[AIM] For the entries below, how many lines include the word "this"? Give the figure and nothing more.

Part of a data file
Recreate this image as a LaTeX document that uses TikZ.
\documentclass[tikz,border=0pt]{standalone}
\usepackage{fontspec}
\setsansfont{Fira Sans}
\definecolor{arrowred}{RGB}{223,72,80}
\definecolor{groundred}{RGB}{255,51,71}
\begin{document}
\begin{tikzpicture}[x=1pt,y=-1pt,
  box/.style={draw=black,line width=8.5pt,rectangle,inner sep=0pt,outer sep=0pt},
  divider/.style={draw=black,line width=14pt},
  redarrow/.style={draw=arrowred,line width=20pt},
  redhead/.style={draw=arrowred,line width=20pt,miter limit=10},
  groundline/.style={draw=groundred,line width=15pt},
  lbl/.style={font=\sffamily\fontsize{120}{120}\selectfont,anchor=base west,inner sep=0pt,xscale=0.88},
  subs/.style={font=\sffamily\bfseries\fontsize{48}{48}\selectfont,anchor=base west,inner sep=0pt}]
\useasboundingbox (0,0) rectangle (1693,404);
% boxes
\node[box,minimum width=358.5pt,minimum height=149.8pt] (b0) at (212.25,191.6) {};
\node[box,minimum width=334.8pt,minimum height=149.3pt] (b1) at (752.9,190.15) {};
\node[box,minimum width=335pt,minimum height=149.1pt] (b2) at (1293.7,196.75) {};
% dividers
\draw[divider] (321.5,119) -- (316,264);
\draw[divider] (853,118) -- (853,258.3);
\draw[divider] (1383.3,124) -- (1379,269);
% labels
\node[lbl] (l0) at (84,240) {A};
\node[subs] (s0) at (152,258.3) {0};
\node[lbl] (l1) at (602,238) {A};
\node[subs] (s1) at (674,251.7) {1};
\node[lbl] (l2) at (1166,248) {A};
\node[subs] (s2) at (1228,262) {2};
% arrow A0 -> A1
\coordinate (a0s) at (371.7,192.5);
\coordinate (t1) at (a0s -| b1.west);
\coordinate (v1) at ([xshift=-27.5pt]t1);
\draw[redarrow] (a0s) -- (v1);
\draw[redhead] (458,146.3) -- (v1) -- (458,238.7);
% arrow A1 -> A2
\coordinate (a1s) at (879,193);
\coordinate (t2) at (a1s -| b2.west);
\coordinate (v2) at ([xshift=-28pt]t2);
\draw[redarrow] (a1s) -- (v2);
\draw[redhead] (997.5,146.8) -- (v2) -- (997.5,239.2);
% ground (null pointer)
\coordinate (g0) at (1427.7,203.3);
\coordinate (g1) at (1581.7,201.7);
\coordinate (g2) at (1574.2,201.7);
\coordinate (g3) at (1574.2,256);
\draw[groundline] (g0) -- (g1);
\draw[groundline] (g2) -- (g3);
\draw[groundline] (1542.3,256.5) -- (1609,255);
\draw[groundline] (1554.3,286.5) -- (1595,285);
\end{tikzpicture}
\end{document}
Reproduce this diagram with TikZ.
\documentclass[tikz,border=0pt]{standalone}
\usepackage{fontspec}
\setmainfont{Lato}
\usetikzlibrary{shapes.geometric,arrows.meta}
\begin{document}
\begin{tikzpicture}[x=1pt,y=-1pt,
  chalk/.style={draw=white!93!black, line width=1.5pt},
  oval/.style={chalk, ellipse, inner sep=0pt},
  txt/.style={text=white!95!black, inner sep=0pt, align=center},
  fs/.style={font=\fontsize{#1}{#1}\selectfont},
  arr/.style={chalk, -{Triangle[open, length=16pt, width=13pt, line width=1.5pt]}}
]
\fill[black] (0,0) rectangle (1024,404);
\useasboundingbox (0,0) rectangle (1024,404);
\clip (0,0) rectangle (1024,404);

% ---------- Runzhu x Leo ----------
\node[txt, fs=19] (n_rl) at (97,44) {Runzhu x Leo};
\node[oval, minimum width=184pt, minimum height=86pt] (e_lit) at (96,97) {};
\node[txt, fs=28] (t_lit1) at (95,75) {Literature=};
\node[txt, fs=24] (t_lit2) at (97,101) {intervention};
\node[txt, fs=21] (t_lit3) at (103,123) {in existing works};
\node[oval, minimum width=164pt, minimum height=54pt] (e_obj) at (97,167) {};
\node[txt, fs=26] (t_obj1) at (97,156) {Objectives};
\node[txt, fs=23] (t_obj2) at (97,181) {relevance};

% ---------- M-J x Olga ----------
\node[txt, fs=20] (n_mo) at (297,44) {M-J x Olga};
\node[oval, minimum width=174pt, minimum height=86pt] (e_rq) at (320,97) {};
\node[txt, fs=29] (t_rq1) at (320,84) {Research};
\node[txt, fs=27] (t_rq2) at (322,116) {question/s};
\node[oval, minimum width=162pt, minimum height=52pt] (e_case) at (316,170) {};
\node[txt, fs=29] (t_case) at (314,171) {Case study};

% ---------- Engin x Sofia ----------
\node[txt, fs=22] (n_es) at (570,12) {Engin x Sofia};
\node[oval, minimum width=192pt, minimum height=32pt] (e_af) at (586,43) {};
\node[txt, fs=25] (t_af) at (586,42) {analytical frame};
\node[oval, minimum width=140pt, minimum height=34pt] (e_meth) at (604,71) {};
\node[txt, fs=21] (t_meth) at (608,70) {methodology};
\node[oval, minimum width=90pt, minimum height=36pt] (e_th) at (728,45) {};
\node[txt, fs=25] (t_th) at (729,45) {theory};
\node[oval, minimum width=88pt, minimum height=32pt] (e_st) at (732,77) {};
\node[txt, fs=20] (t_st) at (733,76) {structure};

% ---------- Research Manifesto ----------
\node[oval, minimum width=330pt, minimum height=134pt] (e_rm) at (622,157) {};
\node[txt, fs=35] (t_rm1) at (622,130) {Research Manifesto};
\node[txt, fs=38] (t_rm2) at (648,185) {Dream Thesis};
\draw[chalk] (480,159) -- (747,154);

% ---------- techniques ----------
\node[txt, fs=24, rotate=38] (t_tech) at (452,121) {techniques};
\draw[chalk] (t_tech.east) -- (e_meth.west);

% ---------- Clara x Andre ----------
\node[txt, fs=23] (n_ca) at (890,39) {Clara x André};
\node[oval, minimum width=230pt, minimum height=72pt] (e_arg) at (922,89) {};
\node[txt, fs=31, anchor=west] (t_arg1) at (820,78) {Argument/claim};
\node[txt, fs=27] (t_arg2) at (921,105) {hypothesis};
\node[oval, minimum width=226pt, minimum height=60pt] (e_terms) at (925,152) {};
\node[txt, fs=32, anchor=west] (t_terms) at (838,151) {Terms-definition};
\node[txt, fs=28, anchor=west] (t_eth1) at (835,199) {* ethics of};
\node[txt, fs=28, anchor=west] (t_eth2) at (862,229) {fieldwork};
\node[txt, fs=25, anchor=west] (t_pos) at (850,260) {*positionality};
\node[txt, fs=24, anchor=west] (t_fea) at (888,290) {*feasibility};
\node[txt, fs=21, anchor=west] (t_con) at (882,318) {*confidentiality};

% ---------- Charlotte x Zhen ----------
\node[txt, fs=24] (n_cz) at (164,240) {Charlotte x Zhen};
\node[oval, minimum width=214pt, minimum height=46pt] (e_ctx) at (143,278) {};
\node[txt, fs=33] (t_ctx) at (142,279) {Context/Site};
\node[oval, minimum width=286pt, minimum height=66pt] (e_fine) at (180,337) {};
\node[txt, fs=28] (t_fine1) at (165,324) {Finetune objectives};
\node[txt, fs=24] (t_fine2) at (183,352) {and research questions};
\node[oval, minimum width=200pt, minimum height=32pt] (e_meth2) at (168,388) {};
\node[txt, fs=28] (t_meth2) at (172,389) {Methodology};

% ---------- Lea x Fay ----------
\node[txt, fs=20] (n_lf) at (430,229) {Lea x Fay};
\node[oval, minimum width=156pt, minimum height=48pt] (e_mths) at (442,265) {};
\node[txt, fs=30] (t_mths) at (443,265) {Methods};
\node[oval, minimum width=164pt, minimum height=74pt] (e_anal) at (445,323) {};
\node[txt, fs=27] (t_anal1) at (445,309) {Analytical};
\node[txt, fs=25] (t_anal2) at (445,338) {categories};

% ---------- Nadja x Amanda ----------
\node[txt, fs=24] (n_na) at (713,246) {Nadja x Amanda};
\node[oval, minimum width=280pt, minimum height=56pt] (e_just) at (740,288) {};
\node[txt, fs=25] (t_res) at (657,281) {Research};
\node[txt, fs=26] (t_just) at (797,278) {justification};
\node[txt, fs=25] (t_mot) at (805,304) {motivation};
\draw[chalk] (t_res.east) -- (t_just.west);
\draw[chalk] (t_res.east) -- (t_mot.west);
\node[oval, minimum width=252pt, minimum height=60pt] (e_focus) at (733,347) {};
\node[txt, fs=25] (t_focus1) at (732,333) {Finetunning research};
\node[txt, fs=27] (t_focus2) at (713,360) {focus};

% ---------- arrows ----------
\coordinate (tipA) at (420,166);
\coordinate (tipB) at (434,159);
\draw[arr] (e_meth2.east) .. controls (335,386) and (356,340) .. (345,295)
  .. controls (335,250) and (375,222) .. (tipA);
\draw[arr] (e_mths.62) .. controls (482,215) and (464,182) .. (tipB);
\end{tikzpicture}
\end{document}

[WRITTEN SOLUTION] 2